DATA PROVIDED
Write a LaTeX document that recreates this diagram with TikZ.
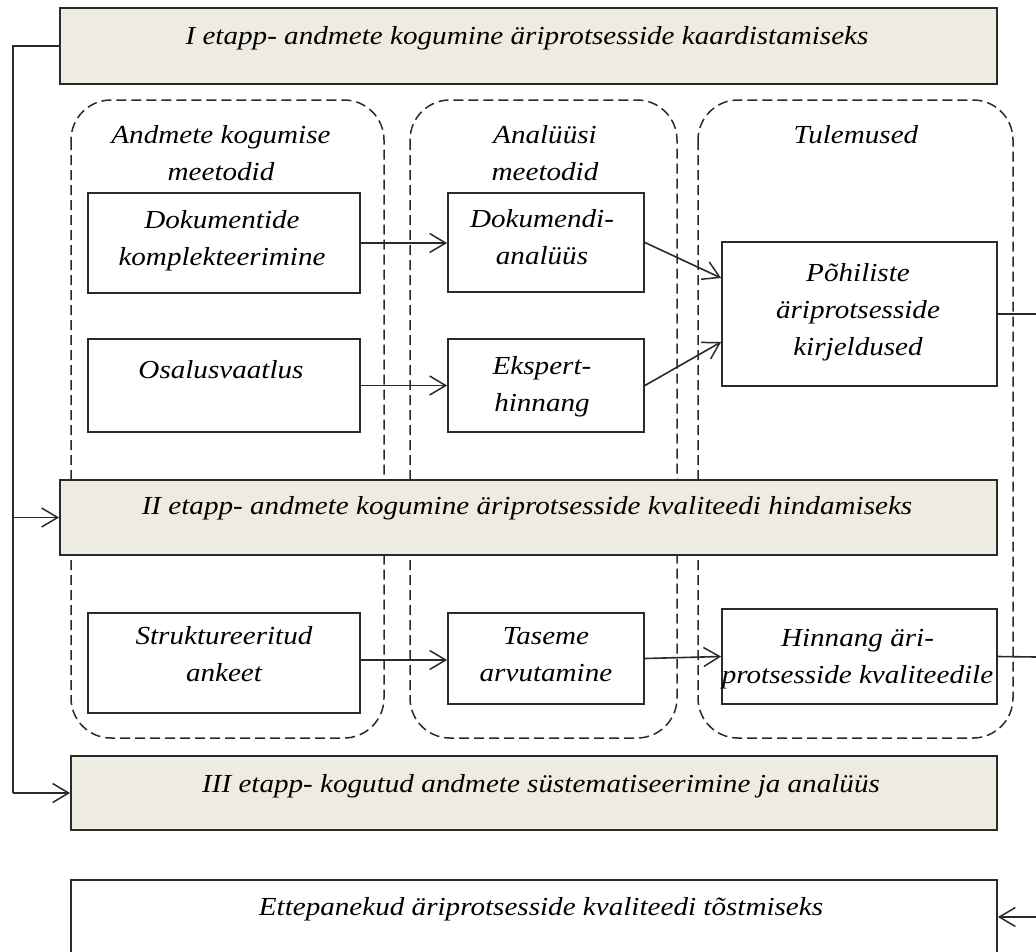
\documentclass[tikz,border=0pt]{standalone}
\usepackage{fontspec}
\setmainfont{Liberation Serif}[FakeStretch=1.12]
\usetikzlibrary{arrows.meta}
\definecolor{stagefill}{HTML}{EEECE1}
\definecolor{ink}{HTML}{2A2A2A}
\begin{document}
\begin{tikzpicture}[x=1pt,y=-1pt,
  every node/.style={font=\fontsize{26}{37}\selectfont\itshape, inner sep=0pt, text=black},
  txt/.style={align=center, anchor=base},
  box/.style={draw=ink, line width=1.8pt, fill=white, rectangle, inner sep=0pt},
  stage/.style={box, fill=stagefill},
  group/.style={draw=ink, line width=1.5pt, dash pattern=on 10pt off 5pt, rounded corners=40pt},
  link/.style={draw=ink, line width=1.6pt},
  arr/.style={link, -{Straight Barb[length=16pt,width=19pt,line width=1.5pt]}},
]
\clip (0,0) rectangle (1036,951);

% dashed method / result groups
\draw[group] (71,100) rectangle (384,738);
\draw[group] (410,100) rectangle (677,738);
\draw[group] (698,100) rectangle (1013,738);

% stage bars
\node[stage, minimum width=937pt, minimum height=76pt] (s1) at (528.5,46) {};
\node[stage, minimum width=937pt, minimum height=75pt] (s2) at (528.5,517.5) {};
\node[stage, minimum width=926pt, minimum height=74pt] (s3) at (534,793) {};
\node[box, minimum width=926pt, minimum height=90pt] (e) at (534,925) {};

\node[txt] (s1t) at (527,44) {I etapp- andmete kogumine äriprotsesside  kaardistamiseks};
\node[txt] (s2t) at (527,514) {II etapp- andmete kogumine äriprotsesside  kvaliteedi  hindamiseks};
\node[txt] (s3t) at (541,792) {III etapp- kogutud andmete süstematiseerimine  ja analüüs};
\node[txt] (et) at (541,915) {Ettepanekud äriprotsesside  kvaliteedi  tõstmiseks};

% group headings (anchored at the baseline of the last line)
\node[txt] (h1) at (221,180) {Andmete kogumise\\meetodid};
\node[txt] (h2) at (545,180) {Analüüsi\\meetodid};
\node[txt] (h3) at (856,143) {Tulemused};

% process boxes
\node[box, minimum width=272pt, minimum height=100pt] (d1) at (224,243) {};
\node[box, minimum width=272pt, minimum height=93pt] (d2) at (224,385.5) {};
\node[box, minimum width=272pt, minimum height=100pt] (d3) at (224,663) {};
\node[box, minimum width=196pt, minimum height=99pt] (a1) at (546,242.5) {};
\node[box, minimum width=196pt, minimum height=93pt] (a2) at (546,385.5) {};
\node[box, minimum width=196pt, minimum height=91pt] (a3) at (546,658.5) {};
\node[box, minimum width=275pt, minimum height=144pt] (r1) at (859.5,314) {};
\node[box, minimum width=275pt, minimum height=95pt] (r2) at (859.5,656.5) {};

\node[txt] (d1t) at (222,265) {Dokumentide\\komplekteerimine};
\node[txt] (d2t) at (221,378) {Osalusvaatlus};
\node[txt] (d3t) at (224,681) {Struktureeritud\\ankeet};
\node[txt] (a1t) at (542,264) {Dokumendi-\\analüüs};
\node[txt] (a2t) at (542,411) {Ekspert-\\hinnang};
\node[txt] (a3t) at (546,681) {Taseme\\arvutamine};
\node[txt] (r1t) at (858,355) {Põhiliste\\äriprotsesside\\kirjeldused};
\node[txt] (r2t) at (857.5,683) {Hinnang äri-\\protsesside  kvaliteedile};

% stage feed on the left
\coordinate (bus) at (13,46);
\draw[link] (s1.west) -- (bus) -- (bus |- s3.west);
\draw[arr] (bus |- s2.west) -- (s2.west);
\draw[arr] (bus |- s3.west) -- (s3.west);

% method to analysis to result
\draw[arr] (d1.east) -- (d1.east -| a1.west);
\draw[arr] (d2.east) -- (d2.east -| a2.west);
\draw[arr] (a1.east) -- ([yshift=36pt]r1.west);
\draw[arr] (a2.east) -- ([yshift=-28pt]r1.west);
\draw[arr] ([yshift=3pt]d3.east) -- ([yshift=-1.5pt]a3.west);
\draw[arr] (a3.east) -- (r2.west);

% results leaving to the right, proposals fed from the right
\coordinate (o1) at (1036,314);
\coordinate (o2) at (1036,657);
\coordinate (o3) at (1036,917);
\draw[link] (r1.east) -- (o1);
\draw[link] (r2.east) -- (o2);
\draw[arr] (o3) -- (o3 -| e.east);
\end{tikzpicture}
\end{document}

SET EXERCISE
Repeat the material above in full and unchanged, minus its images.

RESPONSE TO THIS EXERCISE
Write a LaTeX document that recreates this diagram with TikZ.
\documentclass[tikz,border=0pt]{standalone}
\usepackage{fontspec}
\setmainfont{Liberation Serif}[FakeStretch=1.12]
\usetikzlibrary{arrows.meta}
\definecolor{stagefill}{HTML}{EEECE1}
\definecolor{ink}{HTML}{2A2A2A}
\begin{document}
\begin{tikzpicture}[x=1pt,y=-1pt,
  every node/.style={font=\fontsize{26}{37}\selectfont\itshape, inner sep=0pt, text=black},
  txt/.style={align=center, anchor=base},
  box/.style={draw=ink, line width=1.8pt, fill=white, rectangle, inner sep=0pt},
  stage/.style={box, fill=stagefill},
  group/.style={draw=ink, line width=1.5pt, dash pattern=on 10pt off 5pt, rounded corners=40pt},
  link/.style={draw=ink, line width=1.6pt},
  arr/.style={link, -{Straight Barb[length=16pt,width=19pt,line width=1.5pt]}},
]
\clip (0,0) rectangle (1036,951);

% dashed method / result groups
\draw[group] (71,100) rectangle (384,738);
\draw[group] (410,100) rectangle (677,738);
\draw[group] (698,100) rectangle (1013,738);

% stage bars
\node[stage, minimum width=937pt, minimum height=76pt] (s1) at (528.5,46) {};
\node[stage, minimum width=937pt, minimum height=75pt] (s2) at (528.5,517.5) {};
\node[stage, minimum width=926pt, minimum height=74pt] (s3) at (534,793) {};
\node[box, minimum width=926pt, minimum height=90pt] (e) at (534,925) {};

\node[txt] (s1t) at (527,44) {I etapp- andmete kogumine äriprotsesside  kaardistamiseks};
\node[txt] (s2t) at (527,514) {II etapp- andmete kogumine äriprotsesside  kvaliteedi  hindamiseks};
\node[txt] (s3t) at (541,792) {III etapp- kogutud andmete süstematiseerimine  ja analüüs};
\node[txt] (et) at (541,915) {Ettepanekud äriprotsesside  kvaliteedi  tõstmiseks};

% group headings (anchored at the baseline of the last line)
\node[txt] (h1) at (221,180) {Andmete kogumise\\meetodid};
\node[txt] (h2) at (545,180) {Analüüsi\\meetodid};
\node[txt] (h3) at (856,143) {Tulemused};

% process boxes
\node[box, minimum width=272pt, minimum height=100pt] (d1) at (224,243) {};
\node[box, minimum width=272pt, minimum height=93pt] (d2) at (224,385.5) {};
\node[box, minimum width=272pt, minimum height=100pt] (d3) at (224,663) {};
\node[box, minimum width=196pt, minimum height=99pt] (a1) at (546,242.5) {};
\node[box, minimum width=196pt, minimum height=93pt] (a2) at (546,385.5) {};
\node[box, minimum width=196pt, minimum height=91pt] (a3) at (546,658.5) {};
\node[box, minimum width=275pt, minimum height=144pt] (r1) at (859.5,314) {};
\node[box, minimum width=275pt, minimum height=95pt] (r2) at (859.5,656.5) {};

\node[txt] (d1t) at (222,265) {Dokumentide\\komplekteerimine};
\node[txt] (d2t) at (221,378) {Osalusvaatlus};
\node[txt] (d3t) at (224,681) {Struktureeritud\\ankeet};
\node[txt] (a1t) at (542,264) {Dokumendi-\\analüüs};
\node[txt] (a2t) at (542,411) {Ekspert-\\hinnang};
\node[txt] (a3t) at (546,681) {Taseme\\arvutamine};
\node[txt] (r1t) at (858,355) {Põhiliste\\äriprotsesside\\kirjeldused};
\node[txt] (r2t) at (857.5,683) {Hinnang äri-\\protsesside  kvaliteedile};

% stage feed on the left
\coordinate (bus) at (13,46);
\draw[link] (s1.west) -- (bus) -- (bus |- s3.west);
\draw[arr] (bus |- s2.west) -- (s2.west);
\draw[arr] (bus |- s3.west) -- (s3.west);

% method to analysis to result
\draw[arr] (d1.east) -- (d1.east -| a1.west);
\draw[arr] (d2.east) -- (d2.east -| a2.west);
\draw[arr] (a1.east) -- ([yshift=36pt]r1.west);
\draw[arr] (a2.east) -- ([yshift=-28pt]r1.west);
\draw[arr] ([yshift=3pt]d3.east) -- ([yshift=-1.5pt]a3.west);
\draw[arr] (a3.east) -- (r2.west);

% results leaving to the right, proposals fed from the right
\coordinate (o1) at (1036,314);
\coordinate (o2) at (1036,657);
\coordinate (o3) at (1036,917);
\draw[link] (r1.east) -- (o1);
\draw[link] (r2.east) -- (o2);
\draw[arr] (o3) -- (o3 -| e.east);
\end{tikzpicture}
\end{document}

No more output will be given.